Q3 2025 earnings summary
3 Feb, 2026Executive summary
Management emphasized resilience amid regulatory changes and turbulence, with a positive outlook for 2025 and structured solutions for credit risk, especially in agribusiness.
Adjusted net income for 9M25 was R$14.9 billion, down 47.2% year-over-year, with 3Q25 at R$3.8 billion, flat sequentially.
Expanded loan portfolio grew 7.5% year-over-year to over R$1.29 trillion as of Sep/25.
The bank is leveraging technology and specialized relationships to prepare for a new growth cycle and generate shareholder value.
Financial highlights
Net profit guidance for 2024 was revised to BRL 18–21 billion due to higher provisions, especially in agribusiness.
Net interest income for 9M25 was R$75.3 billion, a 2.4% decrease year-over-year.
Administrative expenses increased 5.4% year-over-year to R$29.0 billion for 9M25.
Cost of credit rose sharply, up 66.4% year-over-year to R$44.0 billion for 9M25.

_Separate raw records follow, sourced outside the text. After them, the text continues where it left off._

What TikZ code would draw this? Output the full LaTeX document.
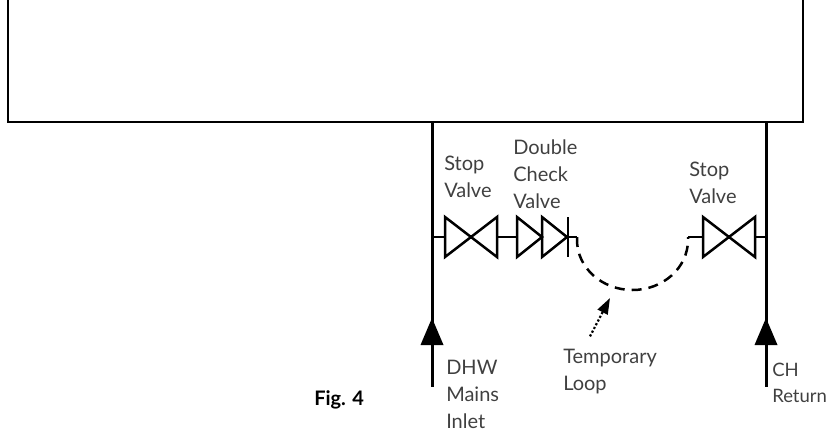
\documentclass[tikz,border=0pt]{standalone}
\usepackage{fontspec}
\setmainfont{Lato}
\usetikzlibrary{arrows.meta}

\begin{document}
\begin{tikzpicture}[x=1pt, y=-1pt, line width=2.5pt,
  lbl/.style={anchor=west, align=left, inner sep=0pt, text=black!75,
    font=\fontsize{20}{27}\selectfont},
  stopvalve/.pic={\draw[line join=miter] (-26,-20) -- (26,20) -- (26,-20) -- (-26,20) -- cycle;},
  checkvalve/.pic={\draw[line join=miter] (0,-20) -- (25,0) -- (0,20) -- cycle;},
  flowhead/.pic={\fill (0,0) -- (-11.5,27) -- (11.5,27) -- cycle;}]
\useasboundingbox (0,0) rectangle (830,432);

% tank
\draw (8,0) -- (8,122) -- (803,122) -- (803,0);

\coordinate (topL) at (432,122); \coordinate (endL) at (432,387);
\coordinate (topR) at (766,122); \coordinate (endR) at (766,387);
\draw [line width=3pt] (topL) -- (endL);
\draw [line width=3pt] (topR) -- (endR);
\pic at (432,318) {flowhead};
\pic at (766,318) {flowhead};

% valves
\coordinate (lsvW) at (445,237); \coordinate (lsvE) at (497,237);
\coordinate (dcvW) at (517,237); \coordinate (dcvE) at (568,237);
\coordinate (loopL) at (577,237); \coordinate (loopR) at (688,237);
\coordinate (rsvW) at (703,237); \coordinate (rsvE) at (755,237);

\draw (topL |- lsvW) -- (lsvW);
\pic at (471,237) {stopvalve};
\draw (lsvE) -- (dcvW);
\pic at (517,237) {checkvalve};
\pic at (542,237) {checkvalve};
\draw (dcvE) ++(0,-20) -- ++(0,40);
\draw (dcvE) -- (loopL);
\draw [dash pattern=on 10pt off 7pt] (loopL) -- ++(0,3)
  arc [start angle=180, end angle=0, x radius=55.5, y radius=50] -- (loopR);
\draw (loopR) -- (rsvW);
\pic at (729,237) {stopvalve};
\draw (rsvE) -- (topR |- rsvE);

% labels
\node [lbl] (sv1) at (443,176.5) {Stop\\Valve};
\node [lbl] (dcv) at (512,174) {Double\\Check\\Valve};
\node [lbl] (sv2) at (688,182.5) {Stop\\Valve};
\node [lbl] (dhw) at (445,394) {DHW\\Mains\\Inlet};
\node [lbl, font=\fontsize{18.5}{26}\selectfont] (chr) at (771,383) {CH\\Return};
\node [lbl] (tmp) at (562,372) {Temporary\\Loop};
\node [lbl, text=black, font=\fontsize{20}{27}\selectfont\bfseries] (fig) at (313,400) {Fig. 4};
\coordinate (loopB) at (610,298);
\draw [dotted, line width=2.2pt, -{Triangle[length=16pt,width=11pt]}] (tmp.north -| 590,0) ++(0,-12) -- (loopB);
\end{tikzpicture}
\end{document}
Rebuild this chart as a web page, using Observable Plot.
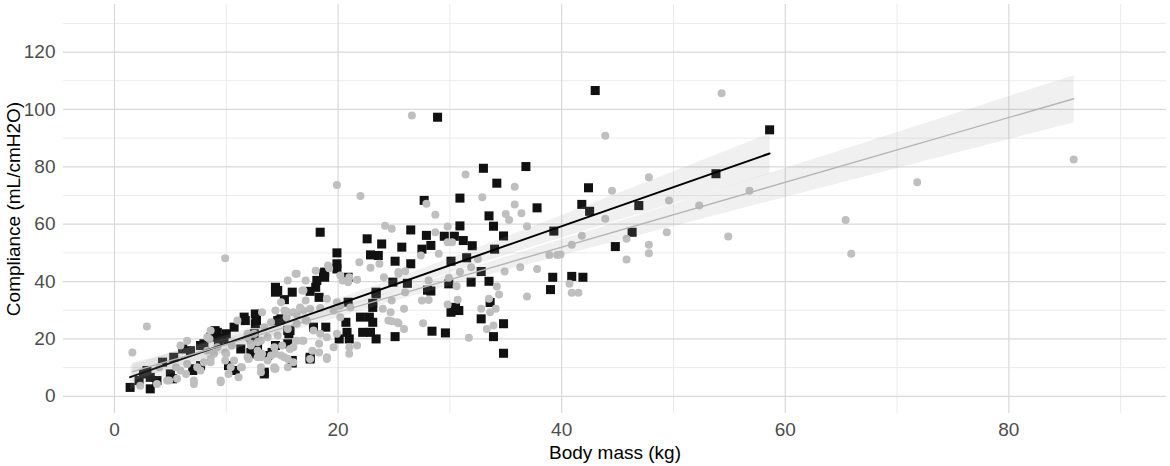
<!DOCTYPE html>
<html>
<head>
<meta charset="utf-8">
<script src="https://cdn.jsdelivr.net/npm/d3@7"></script>
<script src="https://cdn.jsdelivr.net/npm/@observablehq/plot@0.6"></script>
<style>
  html, body { margin: 0; padding: 0; background: #fff; }
  #chart svg { display: block; }
</style>
</head>
<body>
<div id="chart"></div>
<script>
// Black squares: body mass (kg)
const blackMass = [43.0,58.6,53.8,42.4,41.8,42.5,46.9,39.3,46.3,44.8,39.2,40.9,41.9,39.0,
  28.9,33.0,36.8,34.2,27.7,30.9,37.8,33.5,30.9,33.9,26.5,27.9,29.5,30.4,31.2,34.8,25.7,27.5,28.3,32.0,25.1,26.5,30.1,31.5,34.0,32.8,24.9,26.2,29.9,31.9,33.5,28.0,28.3,33.6,30.1,30.8,30.5,32.8,34.8,25.1,28.4,29.6,33.9,34.8,
  18.4,22.6,23.9,19.9,22.9,23.6,19.9,19.9,18.8,18.8,20.9,14.4,14.4,15.9,15.2,18.0,17.5,18.3,23.4,20.9,23.1,23.1,12.7,12.7,14.8,22.0,22.8,23.1,18.9,20.7,20.8,20.1,22.2,22.9,23.4,15.7,12.2,12.5,12.8,12.5,14.4,14.1,15.9,17.5,13.4,
  1.4,3.2,2.9,2.6,4.3,5.0,6.1,6.8,7.7,7.1,8.6,9.2,10.0,10.7,11.6,9.3,10.2,10.8,11.3,12.2,2.2,3.8,
  23.4,14.6,15.5,18.7,21.0,17.8,3.2,5.3,8.0,9.0,9.8,11.7,12.6,12.6,13.4,14.6,14.9,15.6,15.9,18.1,
  5.2,7.0,7.7,13.7,15.5,17.5];
// Black squares: compliance (mL/cmH2O)
const blackCompliance = [106.6,92.9,77.6,72.7,66.9,64.5,66.5,57.6,57.2,52.2,41.5,41.8,41.5,37.2,
  97.3,79.5,80.1,74.3,68.3,69.1,65.7,62.9,59.4,59.3,58.0,56.1,55.8,55.8,54.3,55.9,52.0,51.3,52.6,52.5,47.1,46.2,47.1,48.3,51.3,43.5,39.8,39.4,39.2,39.8,40.1,37.0,36.7,32.7,29.3,29.9,31.0,27.0,25.3,20.8,22.7,22.1,20.8,15.0,
  57.2,54.9,53.1,50.0,49.3,49.1,46.2,44.4,43.3,41.5,41.5,38.0,36.3,36.3,33.7,38.0,36.6,34.5,36.3,32.8,32.4,31.0,28.1,26.4,26.6,27.6,27.6,25.8,24.1,25.8,22.3,20.0,22.3,22.3,20.0,22.9,20.6,21.8,17.1,14.8,17.7,15.3,11.6,13.6,7.8,
  3.1,2.6,9.0,7.8,11.9,7.8,16.5,15.9,17.7,9.6,20.6,22.3,21.8,24.1,27.6,19.4,10.7,9.0,16.5,15.3,5.5,5.5,
  35.7,26.4,22.9,42.7,20.0,24.1,6.6,13.6,18.3,22.9,20.0,26.4,28.7,25.3,8.4,36.9,27.0,21.8,12.5,40.4,
  6.1,9.0,10.7,14.2,18.3,13.0];

// Grey circles: body mass (kg)
const greyMass = [54.3,43.9,47.8,44.5,49.6,52.3,56.8,43.9,41.8,45.8,49.4,54.9,40.9,47.8,47.8,45.8,39.9,40.7,40.9,41.5,65.4,65.9,
  71.8,85.8,
  26.6,31.4,35.8,32.9,35.8,36.4,35.0,35.3,28.7,27.9,36.9,24.8,29.8,28.7,29.8,30.2,29.0,38.9,39.6,27.4,32.5,34.9,36.3,37.8,31.9,30.9,25.4,26.0,29.9,28.1,30.6,34.2,34.4,36.9,26.0,27.5,28.1,24.8,25.9,29.8,30.7,32.8,33.6,34.1,33.5,24.8,25.4,25.9,27.6,33.3,33.9,31.7,
  24.2,21.9,22.9,23.7,19.1,18.0,16.2,15.5,17.1,20.2,20.9,21.7,24.1,25.4,16.8,17.1,19.0,19.9,14.4,15.4,16.3,17.5,18.4,24.0,24.7,25.3,24.5,14.0,13.4,16.3,17.1,15.5,18.4,19.0,18.3,17.7,18.3,19.9,21.0,21.0,21.7,19.0,16.8,14.6,15.0,14.4,15.2,15.7,13.2,13.7,14.3,13.1,12.2,12.8,13.2,
  2.9,1.6,2.3,3.8,4.9,5.6,6.4,7.1,5.5,6.5,7.4,8.0,8.6,8.9,8.3,9.2,9.5,9.9,9.9,10.5,10.2,11.1,11.4,11.0,11.9,12.2,11.9,12.8,8.5,4.0,
  19.9,22.0,9.9,
  19.2,20.4,21.0,20.2,21.1,19.0,17.5,16.0,14.3,13.1,12.0,11.3,10.4,7.1,4.7,13.7,15.4,16.0,16.6,12.8,
  5.9,7.7,8.6,9.5,10.0,10.7,13.1,14.0,14.3,14.9,15.5,16.0,14.4,15.5,15.2,14.9,16.9,17.2,16.3,16.9,16.3,16.9,17.8,19.6,19.6,20.2,11.9,12.5,13.1,8.3,8.6,5.9,6.5];
// Grey circles: compliance (mL/cmH2O)
const greyCompliance = [105.7,90.8,76.4,71.7,68.3,66.5,71.7,61.9,56.0,54.9,57.2,55.7,52.8,52.8,49.9,47.7,49.4,39.2,36.1,36.1,61.5,49.7,
  74.6,82.6,
  97.9,77.3,73.1,69.4,66.9,63.8,63.6,61.5,63.3,67.1,59.3,58.4,59.2,57.2,53.7,53.7,49.7,49.3,49.3,49.1,47.9,43.5,45.0,44.4,45.0,43.3,43.3,43.6,41.3,40.4,38.4,38.3,35.5,34.8,36.3,33.4,33.6,33.4,30.5,32.0,33.7,30.5,29.3,30.5,34.0,26.2,25.5,23.5,25.5,23.5,24.7,20.4,
  59.5,46.7,44.8,46.2,45.6,43.8,42.7,40.4,40.4,42.1,39.8,40.6,41.5,42.7,36.9,33.4,34.0,32.8,29.9,29.6,28.5,30.5,30.8,30.5,29.3,25.8,26.4,25.8,24.1,25.3,26.4,23.5,21.8,20.6,18.3,15.9,15.3,21.8,17.1,14.8,17.7,13.6,19.4,21.2,17.7,14.8,13.6,16.5,14.8,12.5,10.1,10.1,17.7,18.8,29.3,
  24.3,15.3,3.7,4.3,5.5,6.1,7.8,5.5,10.1,11.3,10.1,11.9,13.0,14.8,15.9,17.1,5.5,15.3,12.5,17.7,7.8,6.6,10.1,26.4,21.8,18.3,13.6,13.6,20.0,10.1,
  73.7,69.8,48.1,
  44.6,40.4,41.5,31.6,31.0,13.0,13.0,17.1,9.6,8.4,13.0,10.1,10.1,4.3,5.5,20.6,27.6,29.3,31.0,15.9,
  9.0,9.0,11.9,4.9,14.8,12.5,13.6,14.2,17.1,14.2,13.0,11.9,9.6,10.1,29.9,32.8,29.9,26.4,19.4,19.4,42.7,36.9,22.9,17.1,29.9,27.6,20.6,21.8,19.4,20.6,22.9,17.7,19.4];

const xMajor = [0, 20, 40, 60, 80];
const xMinor = [10, 30, 50, 70, 90];
const yMajor = [0, 20, 40, 60, 80, 100, 120];
const yMinor = [10, 30, 50, 70, 90, 110, 130];
const xTitle = "Body mass (kg)";
const yTitle = "Compliance (mL/cmH2O)";

const black = blackMass.map((m, i) => ({mass: m, compliance: blackCompliance[i]}));
const grey = greyMass.map((m, i) => ({mass: m, compliance: greyCompliance[i]}));

const chart = Plot.plot({
  width: 1170,
  height: 466,
  marginLeft: 63,
  marginRight: 4,
  marginTop: 4,
  marginBottom: 53,
  style: {fontFamily: "'Liberation Sans', Arial, sans-serif", fontSize: "19px", background: "#fff"},
  x: {domain: [-4.56, 94.1]},
  y: {domain: [-6, 136.6]},
  marks: [
    Plot.gridX(xMinor, {stroke: "#ebebeb", strokeOpacity: 1, strokeWidth: 1}),
    Plot.gridY(yMinor, {stroke: "#ebebeb", strokeOpacity: 1, strokeWidth: 1}),
    Plot.gridX(xMajor, {stroke: "#d9d9d9", strokeOpacity: 1, strokeWidth: 1.2}),
    Plot.gridY(yMajor, {stroke: "#d9d9d9", strokeOpacity: 1, strokeWidth: 1.2}),
    Plot.axisX({ticks: xMajor, tickSize: 0, tickPadding: 9, fontSize: 19, color: "#4d4d4d", label: null}),
    Plot.axisY({ticks: yMajor, tickSize: 0, tickPadding: 8, fontSize: 19, color: "#4d4d4d", label: null}),
    Plot.dot(black, {x: "mass", y: "compliance", symbol: "square", r: 5.1, fill: "#111", stroke: "none"}),
    Plot.dot(grey, {x: "mass", y: "compliance", symbol: "circle", r: 4, fill: "#bfbfbf", stroke: "none"}),
    Plot.linearRegressionY(black, {x: "mass", y: "compliance", stroke: "#000", strokeWidth: 2, fill: "#999", fillOpacity: 0.15, ci: 0.95}),
    Plot.linearRegressionY(grey, {x: "mass", y: "compliance", stroke: "#b5b5b5", strokeWidth: 1.4, fill: "#999", fillOpacity: 0.15, ci: 0.95}),
    Plot.text([xTitle], {text: d => d, frameAnchor: "bottom", lineAnchor: "middle", dy: 39, fontSize: 19, fill: "#000"}),
    Plot.text([yTitle], {text: d => d, frameAnchor: "left", lineAnchor: "middle", textAnchor: "middle", rotate: -90, dx: -50, fontSize: 19, fill: "#000"})
  ]
});
document.getElementById("chart").appendChild(chart);
</script>
</body>
</html>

Principal capital ratio (CET1) stands at 11.16% as of Sep/25.
Outlook and guidance
Management expects an inflection in agribusiness delinquencies by Q1 2026, with lower provisions anticipated for 2026.
Loan portfolio growth guidance for 2025 is 3.0%–10%, with individuals at 7.9%, companies at 11.6%, and agribusiness at 3.2%.
Net interest income guidance for 2025 is R$102–105 billion.
Adjusted net income guidance for 2025 is R$18–21 billion.
Lower tax rates are expected to persist due to high provisions and deferred tax assets.